Tatiana Korotka, deputy business ombudsman

• “Turkish experience in investment reform would be highly appreciated by our group employees. It is especially important in the light of the upcoming free trade agreement.” 


• Middle Eastern nations continue to grow at stunning rates, but without the quota system of Europe, making their markets ripe for Ukrainian exports;

• Internal problems with export infrastructure and lack of preparation for foreign trade delegations made it harder for Ukrainian firms to compete;

• Ukraine is taking its first steps in exporting to the Middle East, but has a long way to go in building up its image as a reliable exporter abroad.

Yuriy Sydorov, ambassador of the International Chamber of Commerce in the United Arab Emirates

• “The Middle East is waiting for us.”

• “We face internal problems in Ukraine in finding providers of adequate quality (goods) for export.”
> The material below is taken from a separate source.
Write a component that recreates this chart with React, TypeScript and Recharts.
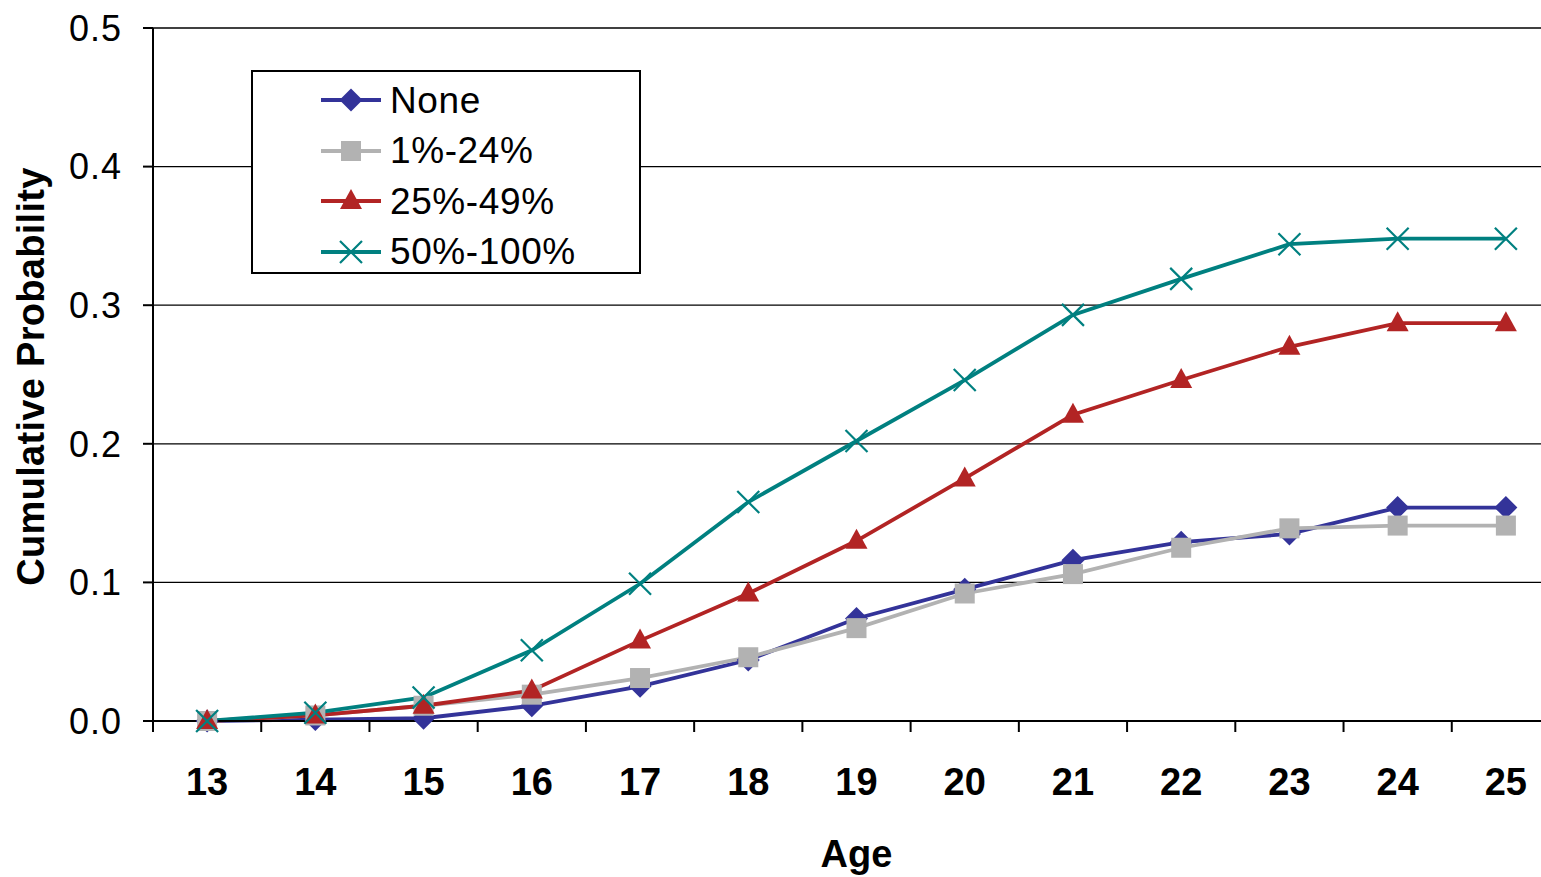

• “The pleasure of living in the UAE, as a resident, is that 90 percent of people aren’t strangers. Chinese, Japanese, Germans, Pakistanis – the first question is ‘what do you do?’ And then ‘where are you from?’”

Andrey Serdyuk, head of sales for Asia Pacific and Middle East, Centravis

• “Ukraine’s brand is important, not only in the Middle East, but everywhere in the world.”

• “The more we export Ukrainian products, the more it will help us and our brand overseas.”

• “We’re watching Iran. Iran could be beautiful -- there is billions of dollars of business to be done there. We’re preparing, we already have potential partners, we’ve already spoken with potential end users.” Vladyslava Rutytska, deputy minister on European integration, Ministry of Agrarian Policy and Food of Ukraine

• “One third of Ukraine’s exports go to the Middle East and Africa.”

• “Agricultural producers should cooperate with us on how to improve value-added exports.”

• “We anticipate increasing exports of fruit and vegetables to MENA.”